Legal Forms of Business:
Another important factor to deliberate is the legal form your business organization will take. Your business may be in the form of a sole proprietorship, a partnership, a corporation or a limited liability company. There are advantages and disadvantages to each form of business organization, and you should ask your attorney and accountant which form would best suit you and your proposed business venture.
A sole proprietorship is the simplest form of business organization and has the lowest startup costs. The owner makes all of the decisions, retains all of the profits and is personally liable for all of the business debt. This form of business may limit growth if the owner is the only source of capital and know-how.
A partnership is two or more persons who carry on as co-owners of a business for profit. A partnership agreement may be verbal, but it should be in writing and prepared in final form by an attorney. Partners must be chosen carefully, because each partner can bind the others and make them each personally responsible for actions taken by the other partners in conducting business. Conflicts between partners may become so serious they could threaten the existence of the business and incur additional legal issues and expenses in the future.
A corporation is a more complex form of business organization, and it exists totally under the provisions of state law, both as to its formation and as to its scope of operation. It is an entity separate and apart from the shareholders but it has the same rights and obligations as an individual. For instance, a corporation can own property, can conduct business, can incur liability and can sue or be sued. A corporation is formed by filing articles of incorporation with the Oregon secretary of state. There are two primary distinguishing features of a corporation. The first is limited liability of the shareholders for corporate debt. That means shareholders are generally not individually liable for company debts unless they sign a personal guaranty. The second distinct characteristic is that a corporation provides continuity of the business and the entity continues in existence even after the death of a shareholder or the transfer of shares.
These two factors can be very important in some types of business. Your attorney should be consulted for more information about incorporation of the business, its costs and its possible tax consequences.
A limited liability company or “LLC” is also a statutory entity. It is similar to a corporation in that it provides limited liability protection for its owners, but it is taxed either as a partnership, sole proprietorship or as an entity, like a corporation, depending upon how it is organized. An LLC is formed by filing articles of organization with the Oregon secretary of state.

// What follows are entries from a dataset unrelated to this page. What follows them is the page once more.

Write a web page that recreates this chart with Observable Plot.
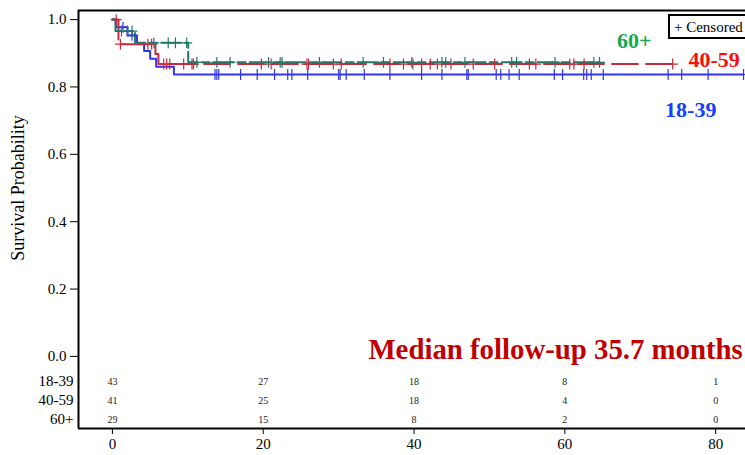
<!DOCTYPE html>
<html><head><meta charset="utf-8">
<script src="https://cdn.jsdelivr.net/npm/d3@7"></script>
<script src="https://cdn.jsdelivr.net/npm/@observablehq/plot@0.6"></script>
<style>
html,body{margin:0;padding:0;background:#fff;}
#chart{position:relative;width:745px;height:455px;overflow:hidden;}
</style></head><body><div id="chart"></div>
<script>
// ---- data ----
const groups = ["18-39", "40-59", "60+"];

// Kaplan–Meier step points (months, survival)
const times18 = [0, 0.5, 2.0, 3.25, 4.2, 5.0, 5.8, 8.15];
const surv18  = [1, 0.977, 0.953, 0.930, 0.907, 0.884, 0.860, 0.837];
const censor18 = [1.4, 2.6, 13.6, 13.85, 14.1, 17.0, 19.2, 21.5, 23.25, 23.8, 25.9, 30.0, 30.2, 31.0,
  33.4, 36.8, 41.0, 43.7, 47.0, 47.2, 50.9, 51.5, 52.6, 53.95, 58.6, 59.7, 62.5, 62.9, 63.5, 65.1,
  73.7, 75.5, 79.0, 83.7];

const times40 = [0, 0.8, 5.7, 6.1];
const surv40  = [1, 0.927, 0.898, 0.868];
const censor40 = [0.5, 1.06, 4.7, 5.2, 6.8, 7.2, 7.6, 9.45, 10.55, 10.75, 19.75, 21.05, 25.8, 26.0,
  29.3, 30.35, 36.8, 38.6, 39.85, 41.0, 42.15, 43.1, 44.9, 47.85, 50.7, 55.3, 56.15, 60.65, 61.2,
  62.55, 74.3];

const times60 = [0, 0.4, 3.0, 10.05];
const surv60  = [1, 0.966, 0.931, 0.873];
const censor60 = [1.2, 2.0, 2.6, 5.5, 7.4, 8.35, 9.85, 11.2, 13.85, 15.6, 20.7, 22.25, 22.5, 27.45,
  33.25, 35.95, 39.7, 43.7, 44.2, 46.75, 52.95, 53.6, 58.7, 63.85, 64.6];

// number at risk
const riskTimes = [0, 20, 40, 60, 80];
const risk18 = [43, 27, 18, 8, 1];
const risk40 = [41, 25, 18, 4, 0];
const risk60 = [29, 15, 8, 2, 0];

const xTicks = [0, 20, 40, 60, 80];
const yTicks = [0, 0.2, 0.4, 0.6, 0.8, 1.0];

// ---- layout / style ----
const xDomain = [-4.5, 83.96];
const yDomain = [-0.214, 1.027];
const FONT = "'Liberation Serif', 'Times New Roman', serif";

const series = [
  {group: groups[0], times: times18, surv: surv18, censor: censor18, risk: risk18, color: "#3535e8", dash: null, row: -0.074},
  {group: groups[1], times: times40, surv: surv40, censor: censor40, risk: risk40, color: "#c92a3e", dash: "26,8", row: -0.131},
  {group: groups[2], times: times60, surv: surv60, censor: censor60, risk: risk60, color: "#24786a", dash: "20,4,8,4", row: -0.187}
];

function stepAt(s, t) {
  let v = s.surv[0];
  for (let i = 0; i < s.times.length; i++) if (s.times[i] <= t) v = s.surv[i];
  return v;
}
function linePts(s) {
  const pts = s.times.map((t, i) => ({t, s: s.surv[i]}));
  const end = Math.max(d3.max(s.censor), s.times[s.times.length - 1]);
  pts.push({t: end, s: s.surv[s.surv.length - 1]});
  return pts;
}
function censorPts(s) { return s.censor.map(t => ({t, s: stepAt(s, t)})); }

const marks = [
  Plot.ruleX([xDomain[0]], {stroke: "#000", strokeWidth: 2}),
  Plot.ruleY([yDomain[0], yDomain[1]], {stroke: "#000", strokeWidth: 2}),
  ...series.map(s => Plot.line(linePts(s), {x: "t", y: "s", curve: "step-after", stroke: s.color, strokeWidth: 2, strokeDasharray: s.dash})),
  ...series.map(s => Plot.dot(censorPts(s), {x: "t", y: "s", symbol: "plus", r: 3.6, stroke: s.color, strokeWidth: 1.2})),
  // risk table
  ...series.map(s => Plot.text(riskTimes.map((t, i) => ({t, n: s.risk[i]})), {x: "t", y: () => s.row, text: d => String(d.n), fontSize: 10, fill: "#222"})),
  Plot.text(series, {x: () => xDomain[0], y: "row", text: "group", textAnchor: "end", dx: -5, fontSize: 15, fill: "#000"}),
  // y label
  Plot.text(["Survival Probability"], {x: () => xDomain[0], y: () => 0.5, rotate: -90, dx: -60, fontSize: 18, fill: "#000"}),
  // group labels
  Plot.text([groups[2]], {x: () => 69.2, y: () => 0.938, fontSize: 22, fontWeight: "bold", fill: "#17a84e"}),
  Plot.text([groups[1]], {x: () => 76.4, y: () => 0.881, textAnchor: "start", fontSize: 22, fontWeight: "bold", fill: "#fb0c0c"}),
  Plot.text([groups[0]], {x: () => 73.3, y: () => 0.733, textAnchor: "start", fontSize: 22, fontWeight: "bold", fill: "#1240ff"}),
  // median
  Plot.text(["Median follow-up 35.7 months"], {x: () => 33.95, y: () => 0.021, textAnchor: "start", fontSize: 28.8, fontWeight: "bold", fill: "#c00000"})
];

const chart = Plot.plot({
  width: 745, height: 455,
  marginLeft: 78, marginRight: 0, marginTop: 10, marginBottom: 27,
  style: {fontFamily: FONT, fontSize: "15px", background: "#fff", color: "#000", overflow: "visible"},
  x: {domain: xDomain, ticks: xTicks, tickSize: 6, tickPadding: 4, label: null, tickFormat: d3.format("d")},
  y: {domain: yDomain, ticks: yTicks, tickSize: 8, tickPadding: 4, label: null, tickFormat: d3.format(".1f")},
  marks
});
document.getElementById("chart").appendChild(chart);

// legend box
const svg = d3.select(chart);
const lg = svg.append("g");
lg.append("rect").attr("x", 669).attr("y", 15).attr("width", 90).attr("height", 23)
  .attr("fill", "#fff").attr("stroke", "#000").attr("stroke-width", 2);
lg.append("text").attr("x", 674).attr("y", 31.5).attr("text-anchor", "start").text("+ Censored")
  .style("font-family", FONT).style("font-size", "15px").attr("fill", "#000");
</script></body></html>
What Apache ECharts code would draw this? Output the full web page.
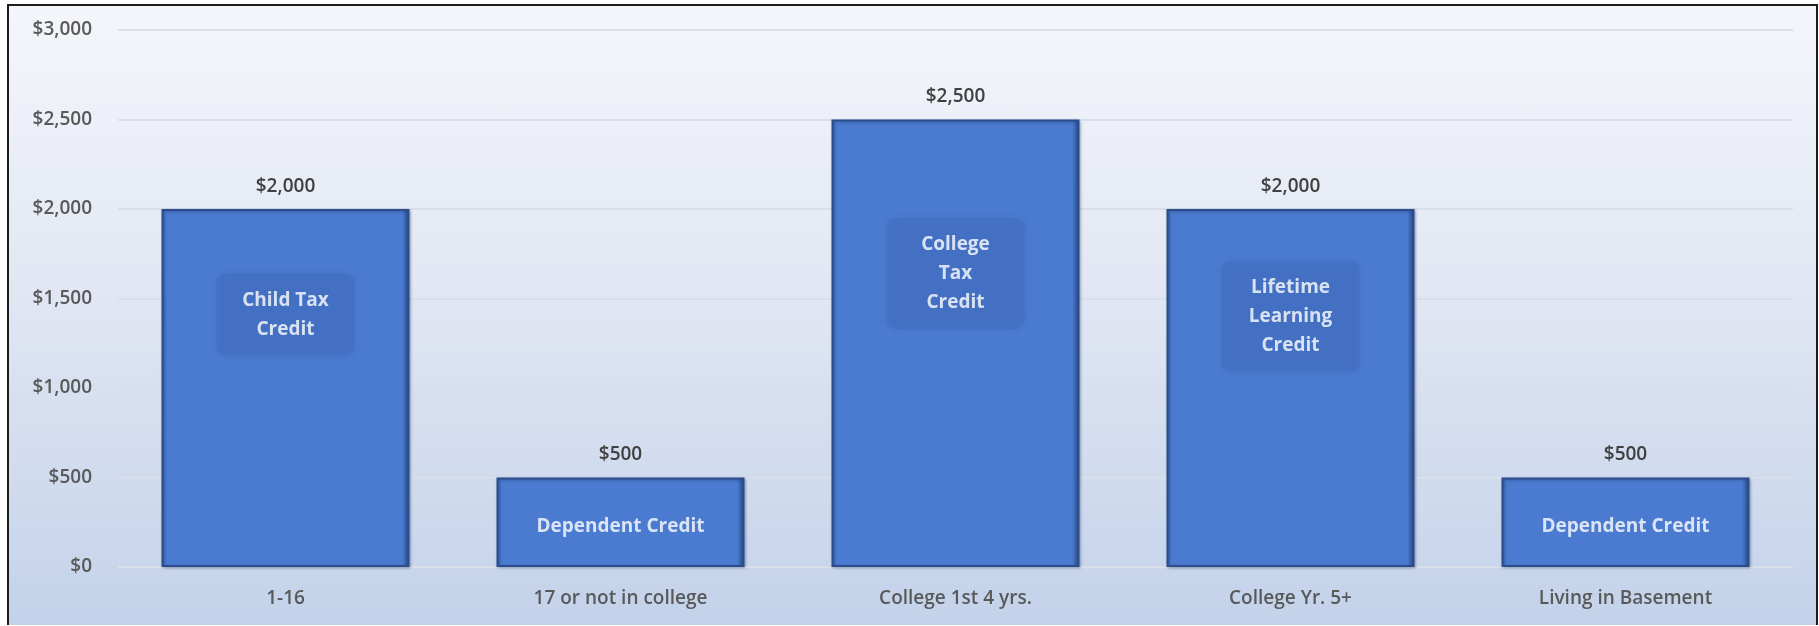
<!DOCTYPE html>
<html>
<head>
<meta charset="utf-8">
<script src="https://cdn.jsdelivr.net/npm/echarts@6/dist/echarts.min.js"></script>
<style>
  html, body { margin: 0; padding: 0; background: #ffffff; width: 1819px; height: 626px; overflow: hidden; }
  #frame {
    position: absolute; left: 7px; top: 4px;
    width: 1807px; height: 619px;
    border-left: 2px solid #1c1c1c;
    border-top: 2px solid #1c1c1c;
    border-right: 2px solid #1c1c1c;
    background: linear-gradient(to bottom, #f4f6fb 0%, #e2e7f3 45%, #c3d2ea 100%);
  }
  #chart { width: 1807px; height: 614px; }
</style>
</head>
<body>
<div id="frame"><div id="chart"></div></div>
<script>
// ---- data ----
const categories = ["1-16", "17 or not in college", "College 1st 4 yrs.", "College Yr. 5+", "Living in Basement"];
const creditValues = [2000, 500, 2500, 2000, 500];
const creditNames = ["Child Tax\nCredit", "Dependent Credit", "College\nTax\nCredit", "Lifetime\nLearning\nCredit", "Dependent Credit"];
const creditNameLevels = [1410, 225, 1640, 1400, 225];
const creditNameBoxed = [true, false, true, true, false];
const yTicks = { min: 0, max: 3000, interval: 500 };

const fmt = v => '$' + Number(v).toLocaleString('en-US');
const FONT = '"Open Sans", "Noto Sans", sans-serif';

const chart = echarts.init(document.getElementById('chart'), null, { renderer: 'canvas' });

const barGradient = new echarts.graphic.LinearGradient(0, 0, 1, 0, [
  { offset: 0, color: '#3a64ae' },
  { offset: 0.02, color: '#4a7bd0' },
  { offset: 0.97, color: '#4a7bd0' },
  { offset: 1, color: '#26467f' }
]);

chart.setOption({
  backgroundColor: 'transparent',
  animation: false,
  grid: { left: 109, right: 23, top: 24, bottom: 53, containLabel: false },
  xAxis: {
    type: 'category',
    data: categories,
    axisLine: { show: false },
    axisTick: { show: false },
    axisLabel: { color: '#595959', fontSize: 19, fontWeight: 600, fontFamily: FONT, margin: 22 },
    splitLine: { show: false }
  },
  yAxis: {
    type: 'value',
    min: yTicks.min, max: yTicks.max, interval: yTicks.interval,
    axisLine: { show: false },
    axisTick: { show: false },
    axisLabel: { color: '#595959', fontSize: 19, fontWeight: 600, fontFamily: FONT, margin: 26, formatter: fmt },
    splitLine: { lineStyle: { color: '#d9dfea', width: 2 } }
  },
  series: [
    {
      type: 'bar',
      data: creditValues,
      barWidth: 248,
      itemStyle: {
        color: barGradient,
        borderColor: '#2c4d8c',
        borderWidth: 2,
        shadowColor: 'rgba(20,40,90,0.35)',
        shadowBlur: 3,
        shadowOffsetX: 1,
        shadowOffsetY: 1
      },
      label: {
        show: true, position: 'top', distance: 13,
        color: '#404040', fontSize: 19, fontWeight: 600, fontFamily: FONT,
        formatter: p => fmt(p.value)
      },
      z: 2
    },
    {
      type: 'scatter',
      symbolSize: 0,
      silent: true,
      data: creditNameLevels.map((v, i) => ({
        value: [i, v],
        label: creditNameBoxed[i] ? {} : { backgroundColor: 'transparent', shadowBlur: 0, padding: 0 }
      })),
      label: {
        show: true, position: 'inside',
        formatter: p => creditNames[p.dataIndex],
        color: '#ffffff', fontSize: 19, fontWeight: 'bold', fontFamily: FONT,
        lineHeight: 29, align: 'center', verticalAlign: 'middle',
        backgroundColor: '#4371c3',
        borderRadius: 9,
        padding: [12, 22, 12, 22],
        width: 94,
        shadowColor: 'rgba(60,100,180,0.6)',
        shadowBlur: 6
      },
      z: 5
    }
  ]
});
</script>
</body>
</html>
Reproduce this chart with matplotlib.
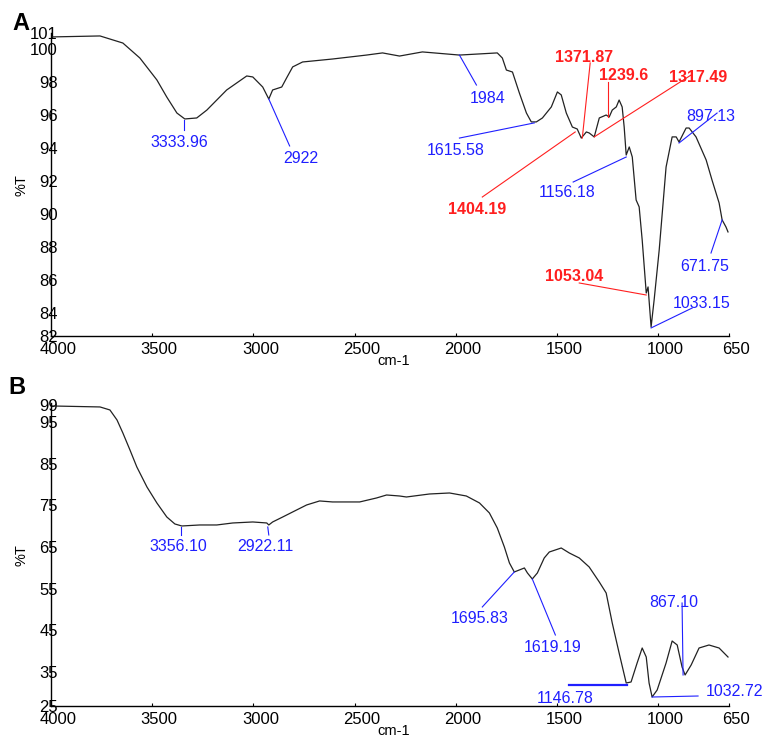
import matplotlib
matplotlib.use('Agg')
import matplotlib.pyplot as plt
from matplotlib.transforms import ScaledTranslation

plt.rcParams['font.family'] = ['Liberation Sans', 'DejaVu Sans']

# ---- panel A spectrum (wavenumber, %T)
wn_a = [4000, 3758, 3645, 3561, 3477, 3428, 3378, 3339, 3280, 3230, 3132, 3033, 3003,
        2954, 2924, 2905, 2860, 2836, 2806, 2757, 2609, 2441, 2362, 2278, 2165, 1982,
        1795, 1770, 1750, 1720, 1686, 1651, 1627, 1602, 1572, 1528, 1498, 1479, 1454,
        1424, 1400, 1380, 1355, 1341, 1316, 1291, 1257, 1242, 1227, 1207, 1193, 1178,
        1168, 1158, 1143, 1128, 1109, 1094, 1079, 1059, 1050, 1035, 1020, 995, 961,
        931, 911, 897, 862, 847, 813, 763, 734, 699, 684, 665, 655]
t_a = [100.76, 100.82, 100.39, 99.48, 98.15, 97.11, 96.14, 95.78, 95.84, 96.32, 97.54,
       98.39, 98.33, 97.72, 96.99, 97.54, 97.72, 98.27, 98.94, 99.24, 99.42, 99.66,
       99.79, 99.60, 99.85, 99.66, 99.79, 99.48, 98.75, 98.63, 97.36, 96.14, 95.60,
       95.60, 95.84, 96.51, 97.42, 97.24, 96.14, 95.29, 95.17, 94.62, 94.99, 94.93,
       94.69, 95.84, 96.02, 95.90, 96.32, 96.51, 96.93, 96.51, 95.29, 93.59, 94.08,
       93.47, 90.86, 90.44, 88.43, 85.21, 85.58, 83.15, 84.79, 87.82, 92.86, 94.69,
       94.69, 94.38, 95.23, 95.23, 94.69, 93.29, 92.07, 90.68, 89.65, 89.22, 88.92]

# ---- panel B spectrum
wn_b = [4000, 3758, 3709, 3674, 3645, 3610, 3576, 3526, 3477, 3428, 3388, 3354, 3265,
        3181, 3102, 3003, 2934, 2924, 2905, 2855, 2806, 2737, 2673, 2609, 2475, 2392,
        2342, 2278, 2244, 2130, 2031, 1948, 1883, 1834, 1795, 1760, 1735, 1711, 1686,
        1661, 1646, 1622, 1597, 1563, 1538, 1479, 1439, 1390, 1341, 1291, 1257, 1227,
        1193, 1158, 1134, 1104, 1079, 1059, 1045, 1030, 1005, 961, 931, 906, 882, 867,
        837, 798, 749, 699, 655]
t_b = [98.84, 98.60, 97.88, 95.48, 92.36, 88.29, 84.21, 79.41, 75.58, 72.22, 70.54,
       70.06, 70.30, 70.30, 70.78, 71.02, 70.78, 70.30, 71.02, 72.22, 73.42, 75.10,
       76.06, 75.82, 75.82, 76.77, 77.49, 77.25, 77.01, 77.73, 77.97, 77.25, 75.58,
       73.18, 69.58, 65.02, 61.19, 59.03, 59.51, 59.99, 58.79, 57.35, 58.79, 62.39,
       63.82, 64.78, 63.58, 62.39, 60.23, 56.63, 53.99, 46.80, 39.60, 32.41, 32.65,
       37.21, 40.80, 38.64, 32.41, 29.05, 30.73, 37.21, 42.48, 41.52, 36.25, 34.33,
       36.73, 40.80, 41.52, 40.80, 38.64]

xticks = [4000, 3500, 3000, 2500, 2000, 1500, 1000, 650]
yticks_a = [82.6, 84, 86, 88, 90, 92, 94, 96, 98, 100, 101]
ylabels_a = ['82', '84', '86', '88', '90', '92', '94', '96', '98', '100', '101']
yticks_b = [26.9, 35, 45, 55, 65, 75, 85, 95, 99]
ylabels_b = ['25', '35', '45', '55', '65', '75', '85', '95', '99']

# peak labels: text, colour, bold, line (x0, y0, x1, y1), text position
peaks_a = [
    ('3333.96', 'b', False, (3344, 95.72, 3344, 95.11), (3364, 94.38)),
    ('2922', 'b', False, (2924, 96.99, 2821, 94.14), (2767, 93.35)),
    ('1984', 'b', False, (1982, 99.66, 1898, 97.84), (1844, 97.05)),
    ('1615.58', 'b', False, (1612, 95.54, 1982, 94.62), (2002, 93.84)),
    ('1371.87', 'r', True, (1375, 94.62, 1336, 99.18), (1365, 99.54)),
    ('1239.6', 'r', True, (1247, 95.90, 1247, 98.02), (1173, 98.39)),
    ('1317.49', 'r', True, (1316, 94.69, 837, 98.45), (803, 98.27)),
    ('1404.19', 'r', True, (1410, 94.99, 1869, 91.04), (1893, 90.31)),
    ('1156.18', 'b', False, (1158, 93.47, 1420, 91.95), (1449, 91.29)),
    ('897.13', 'b', False, (897, 94.32, 709, 96.14), (739, 95.90)),
    ('671.75', 'b', False, (684, 89.65, 739, 87.64), (768, 86.85)),
    ('1053.04', 'r', True, (1059, 85.09, 1390, 85.82), (1415, 86.19)),
    ('1033.15', 'b', False, (1035, 83.09, 832, 84.30), (783, 84.55)),
]
peaks_b = [
    ('3356.10', 'b', False, (3359, 69.82, 3359, 67.90), (3373, 65.02)),
    ('2922.11', 'b', False, (2929, 69.82, 2924, 67.90), (2939, 65.02)),
    ('1695.83', 'b', False, (1711, 59.03, 1869, 50.64), (1883, 47.76)),
    ('1619.19', 'b', False, (1622, 57.35, 1508, 43.92), (1523, 41.04)),
    ('1146.78', 'b', False, (1153, 31.93, 1439, 31.93), (1459, 28.81)),
    ('1032.72', 'b', False, (1030, 29.05, 803, 29.29), (625, 30.25)),
    ('867.10', 'b', False, (877, 34.33, 882, 51.59), (921, 51.83)),
]

colors = {'b': '#1f1fff', 'r': '#ff1f1f'}

fig = plt.figure(figsize=(7.73, 7.38), dpi=100)
ax_a = fig.add_axes([0.066, 0.5447, 0.8771, 0.4106])
ax_b = fig.add_axes([0.066, 0.0434, 0.8771, 0.4106])


def setup(ax, wn, t, ylim, yt, yl, peaks):
    ax.plot(wn, t, color='#222222', lw=0.9)
    ax.set_xlim(4000, 650)
    ax.set_ylim(*ylim)
    ax.set_xticks(xticks)
    ax.set_xticklabels([str(v) for v in xticks])
    ax.set_yticks(yt)
    ax.set_yticklabels(yl)
    for s in ['top', 'right']:
        ax.spines[s].set_visible(False)
    for s in ['left', 'bottom']:
        ax.spines[s].set_linewidth(1.0)
    ax.tick_params(axis='both', labelsize=12)
    ax.tick_params(axis='y', length=0, pad=-5)
    ax.tick_params(axis='x', direction='in', length=2, pad=4)
    off = ScaledTranslation(7 / 100, 0, fig.dpi_scale_trans)
    for lab in ax.get_xticklabels():
        lab.set_transform(lab.get_transform() + off)
    for txt, c, bold, (x0, y0, x1, y1), (tx, ty) in peaks:
        lw = 1.6 if txt == '1146.78' else 0.8
        ax.plot([x0, x1], [y0, y1], color=colors[c], lw=lw, clip_on=False)
        ax.text(tx, ty, txt, color=colors[c], fontsize=11.5,
                fontweight='bold' if bold else 'normal',
                ha='center', va='center', clip_on=False)


setup(ax_a, wn_a, t_a, (82.6, 101), yticks_a, ylabels_a, peaks_a)
setup(ax_b, wn_b, t_b, (26.9, 99.56), yticks_b, ylabels_b, peaks_b)

W, H = 773, 738
fig.text(394 / W, 1 - 361 / H, 'cm-1', fontsize=10.5, ha='center', va='center')
fig.text(394 / W, 1 - 731 / H, 'cm-1', fontsize=10.5, ha='center', va='center')
fig.text(22 / W, 1 - 185 / H, '%T', fontsize=10.5, rotation=90, ha='center', va='center')
fig.text(22 / W, 1 - 555 / H, '%T', fontsize=10.5, rotation=90, ha='center', va='center')
fig.text(21 / W, 1 - 24 / H, 'A', fontsize=17, fontweight='bold', ha='center', va='center')
fig.text(17 / W, 1 - 388 / H, 'B', fontsize=17, fontweight='bold', ha='center', va='center')

fig.savefig('out.png', dpi=100)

No matter which form of business entity you choose, if you intend to use a business name other than your own name or the name of your corporation or LLC, you must register an assumed business name with the corporation division in the secretary of state’s office.
The state of Oregon does not impose a sales tax, but it does impose an income tax on every person and an excise tax on all corporations doing business within the state. Also, most businesses are required to make contributions to the state’s unemployment compensation trust fund in addition to providing workers’ compensation insurance for their employees. Likewise, the federal government will impose a tax on all income from the business. Social Security taxes also will be payable on every employee. For tax purposes, you must understand the differences among, and keep careful records of the following: ordinary and necessary business expenses; travel and entertainment expenses; capital expenditures; depreciation; investment tax credit; and other matters relating to your assets and your income. Generally, your attorney or accountant will be available to assist you in complying with government regulations and minimizing the tax burden at all levels.
You will find that the city or county in which you are located may assess an annual business license tax. You should check the requirements of each city or county in which you will do business. You must also conform to local zoning laws relating to the location of your business. It is important to check with the town or county planning department before selecting a business location.
Your business also may be subject to other state and federal laws and regulations. For instance, the regulation and control of air, noise, water and solid and hazardous waste is governed by the Oregon Department of Environmental Quality. Oregon also has laws dealing with minimum wages, length of hours of work and working conditions. Your employees will be subject to federal and state labor laws.
These are a few of the things that must be considered by anyone thinking of going into business. Talk to your accountant and your attorney regarding some of the decisions that need to be made prior to starting your business.